> Given exercise
Identify all lines in the data containing the string "this". Copy them out.

> Information shown
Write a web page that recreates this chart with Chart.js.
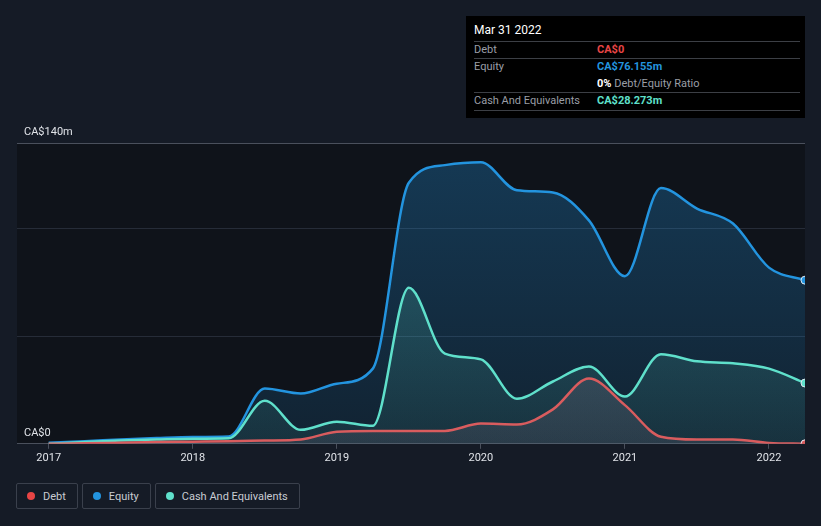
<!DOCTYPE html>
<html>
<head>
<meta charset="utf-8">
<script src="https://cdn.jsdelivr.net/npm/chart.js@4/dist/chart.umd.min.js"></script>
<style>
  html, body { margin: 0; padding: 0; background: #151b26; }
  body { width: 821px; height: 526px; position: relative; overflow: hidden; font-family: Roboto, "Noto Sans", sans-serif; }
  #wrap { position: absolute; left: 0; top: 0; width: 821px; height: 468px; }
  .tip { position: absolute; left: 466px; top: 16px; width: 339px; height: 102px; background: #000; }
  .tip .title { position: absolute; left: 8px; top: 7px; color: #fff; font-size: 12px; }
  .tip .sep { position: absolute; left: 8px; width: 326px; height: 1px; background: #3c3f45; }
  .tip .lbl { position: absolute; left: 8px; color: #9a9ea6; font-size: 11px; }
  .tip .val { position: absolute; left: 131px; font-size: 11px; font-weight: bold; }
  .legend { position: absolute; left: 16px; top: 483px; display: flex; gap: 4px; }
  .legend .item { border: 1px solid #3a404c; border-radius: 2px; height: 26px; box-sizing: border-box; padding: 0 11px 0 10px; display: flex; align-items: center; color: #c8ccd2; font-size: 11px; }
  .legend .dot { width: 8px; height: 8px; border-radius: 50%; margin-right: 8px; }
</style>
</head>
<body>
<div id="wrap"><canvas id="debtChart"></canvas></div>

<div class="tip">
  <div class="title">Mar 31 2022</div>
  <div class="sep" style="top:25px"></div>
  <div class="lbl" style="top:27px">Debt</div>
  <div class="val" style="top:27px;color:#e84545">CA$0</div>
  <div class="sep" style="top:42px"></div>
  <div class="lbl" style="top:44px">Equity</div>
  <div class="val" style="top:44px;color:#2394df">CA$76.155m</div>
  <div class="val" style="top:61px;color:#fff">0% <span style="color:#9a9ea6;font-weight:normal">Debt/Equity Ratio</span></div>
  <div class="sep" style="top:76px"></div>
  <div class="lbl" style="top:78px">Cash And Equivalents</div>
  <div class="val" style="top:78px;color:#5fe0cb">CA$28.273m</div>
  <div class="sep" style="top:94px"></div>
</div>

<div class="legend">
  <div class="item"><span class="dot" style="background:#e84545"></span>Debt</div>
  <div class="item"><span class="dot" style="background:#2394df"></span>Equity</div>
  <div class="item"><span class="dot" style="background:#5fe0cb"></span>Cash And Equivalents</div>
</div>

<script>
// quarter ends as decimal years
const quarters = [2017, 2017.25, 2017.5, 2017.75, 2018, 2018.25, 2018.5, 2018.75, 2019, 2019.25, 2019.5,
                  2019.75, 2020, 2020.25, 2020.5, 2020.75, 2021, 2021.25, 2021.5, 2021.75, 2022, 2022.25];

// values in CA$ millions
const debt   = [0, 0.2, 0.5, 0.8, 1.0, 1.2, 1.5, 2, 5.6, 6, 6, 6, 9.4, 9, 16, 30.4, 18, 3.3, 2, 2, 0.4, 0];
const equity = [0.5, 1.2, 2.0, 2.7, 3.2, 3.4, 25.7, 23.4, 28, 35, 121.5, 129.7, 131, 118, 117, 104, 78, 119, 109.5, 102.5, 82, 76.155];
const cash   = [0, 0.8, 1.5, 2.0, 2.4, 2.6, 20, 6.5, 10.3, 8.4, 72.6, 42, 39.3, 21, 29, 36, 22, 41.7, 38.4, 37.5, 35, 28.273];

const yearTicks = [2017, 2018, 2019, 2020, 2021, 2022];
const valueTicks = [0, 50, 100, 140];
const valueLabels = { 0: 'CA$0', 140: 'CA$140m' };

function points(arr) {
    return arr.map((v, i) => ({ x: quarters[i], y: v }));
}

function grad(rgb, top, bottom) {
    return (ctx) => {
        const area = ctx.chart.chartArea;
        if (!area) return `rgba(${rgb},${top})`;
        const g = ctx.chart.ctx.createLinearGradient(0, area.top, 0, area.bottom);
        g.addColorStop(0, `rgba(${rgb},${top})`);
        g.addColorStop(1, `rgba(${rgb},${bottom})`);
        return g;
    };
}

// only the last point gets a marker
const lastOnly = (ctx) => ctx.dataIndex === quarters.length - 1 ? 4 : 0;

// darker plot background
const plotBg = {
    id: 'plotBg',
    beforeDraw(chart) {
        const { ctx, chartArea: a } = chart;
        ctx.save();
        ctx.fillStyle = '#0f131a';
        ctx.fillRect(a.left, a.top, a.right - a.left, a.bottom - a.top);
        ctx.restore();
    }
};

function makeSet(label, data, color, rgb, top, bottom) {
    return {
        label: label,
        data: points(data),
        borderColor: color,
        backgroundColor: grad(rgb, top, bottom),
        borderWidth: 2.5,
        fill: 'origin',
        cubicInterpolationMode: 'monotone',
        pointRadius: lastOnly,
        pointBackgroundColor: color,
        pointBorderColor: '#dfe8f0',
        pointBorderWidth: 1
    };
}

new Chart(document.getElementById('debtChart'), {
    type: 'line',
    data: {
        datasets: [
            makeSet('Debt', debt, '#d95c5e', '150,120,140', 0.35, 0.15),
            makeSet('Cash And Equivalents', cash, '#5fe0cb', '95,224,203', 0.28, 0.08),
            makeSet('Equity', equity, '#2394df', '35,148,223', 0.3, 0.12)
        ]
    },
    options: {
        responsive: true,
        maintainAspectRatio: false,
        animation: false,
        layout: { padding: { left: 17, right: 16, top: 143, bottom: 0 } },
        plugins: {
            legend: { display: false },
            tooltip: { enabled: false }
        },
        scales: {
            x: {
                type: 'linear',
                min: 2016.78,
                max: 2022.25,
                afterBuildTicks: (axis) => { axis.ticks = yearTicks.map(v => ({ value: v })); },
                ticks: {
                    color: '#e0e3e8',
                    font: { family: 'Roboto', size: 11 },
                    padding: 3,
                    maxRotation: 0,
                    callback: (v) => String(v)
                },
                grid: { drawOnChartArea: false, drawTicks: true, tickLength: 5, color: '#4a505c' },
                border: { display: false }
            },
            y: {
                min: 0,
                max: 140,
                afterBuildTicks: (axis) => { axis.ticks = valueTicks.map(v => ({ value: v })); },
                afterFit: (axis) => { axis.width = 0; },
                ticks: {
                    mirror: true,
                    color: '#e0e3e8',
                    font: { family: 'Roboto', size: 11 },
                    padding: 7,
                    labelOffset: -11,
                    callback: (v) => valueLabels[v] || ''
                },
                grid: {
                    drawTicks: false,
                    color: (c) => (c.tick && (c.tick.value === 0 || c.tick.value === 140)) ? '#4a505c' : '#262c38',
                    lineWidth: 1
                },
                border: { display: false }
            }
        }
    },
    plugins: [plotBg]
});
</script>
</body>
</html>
...
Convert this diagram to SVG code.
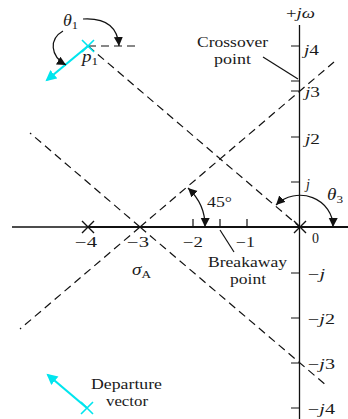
---
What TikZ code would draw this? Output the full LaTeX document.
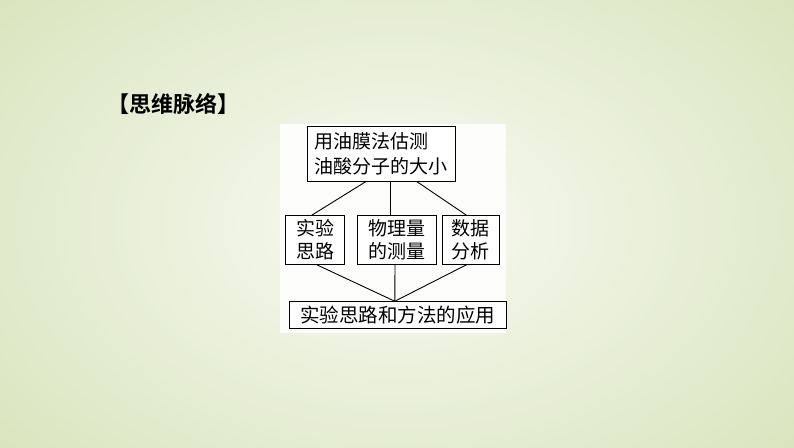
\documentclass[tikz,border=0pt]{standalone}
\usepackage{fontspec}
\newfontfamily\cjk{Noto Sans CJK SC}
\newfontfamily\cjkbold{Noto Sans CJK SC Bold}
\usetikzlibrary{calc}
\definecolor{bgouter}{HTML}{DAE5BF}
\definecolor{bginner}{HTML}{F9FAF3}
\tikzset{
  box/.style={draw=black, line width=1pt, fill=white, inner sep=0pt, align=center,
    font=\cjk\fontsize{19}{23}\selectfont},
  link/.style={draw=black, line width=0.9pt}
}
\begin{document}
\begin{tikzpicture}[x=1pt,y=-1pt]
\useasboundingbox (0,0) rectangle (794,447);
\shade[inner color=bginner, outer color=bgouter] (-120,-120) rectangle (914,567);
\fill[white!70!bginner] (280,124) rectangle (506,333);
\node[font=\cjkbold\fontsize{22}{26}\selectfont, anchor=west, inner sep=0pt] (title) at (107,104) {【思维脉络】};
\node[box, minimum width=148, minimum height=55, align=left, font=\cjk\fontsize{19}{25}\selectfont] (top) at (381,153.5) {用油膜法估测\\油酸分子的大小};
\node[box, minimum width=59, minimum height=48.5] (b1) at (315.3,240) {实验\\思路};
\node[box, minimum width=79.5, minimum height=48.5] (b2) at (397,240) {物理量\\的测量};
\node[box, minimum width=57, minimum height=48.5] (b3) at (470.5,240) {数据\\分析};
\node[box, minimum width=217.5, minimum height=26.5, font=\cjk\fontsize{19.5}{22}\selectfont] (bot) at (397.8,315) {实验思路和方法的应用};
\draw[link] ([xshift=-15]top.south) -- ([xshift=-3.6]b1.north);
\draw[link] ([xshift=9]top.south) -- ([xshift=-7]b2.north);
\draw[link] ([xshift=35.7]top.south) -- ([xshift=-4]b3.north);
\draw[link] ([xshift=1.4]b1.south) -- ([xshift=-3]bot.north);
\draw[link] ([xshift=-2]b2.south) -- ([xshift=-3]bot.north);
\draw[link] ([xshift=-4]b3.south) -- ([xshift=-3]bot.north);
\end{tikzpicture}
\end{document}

> Correct output
Write a web page that recreates this chart with Chart.js.
Convert this diagram to SVG code.
What TikZ code would draw this? Output the full LaTeX document.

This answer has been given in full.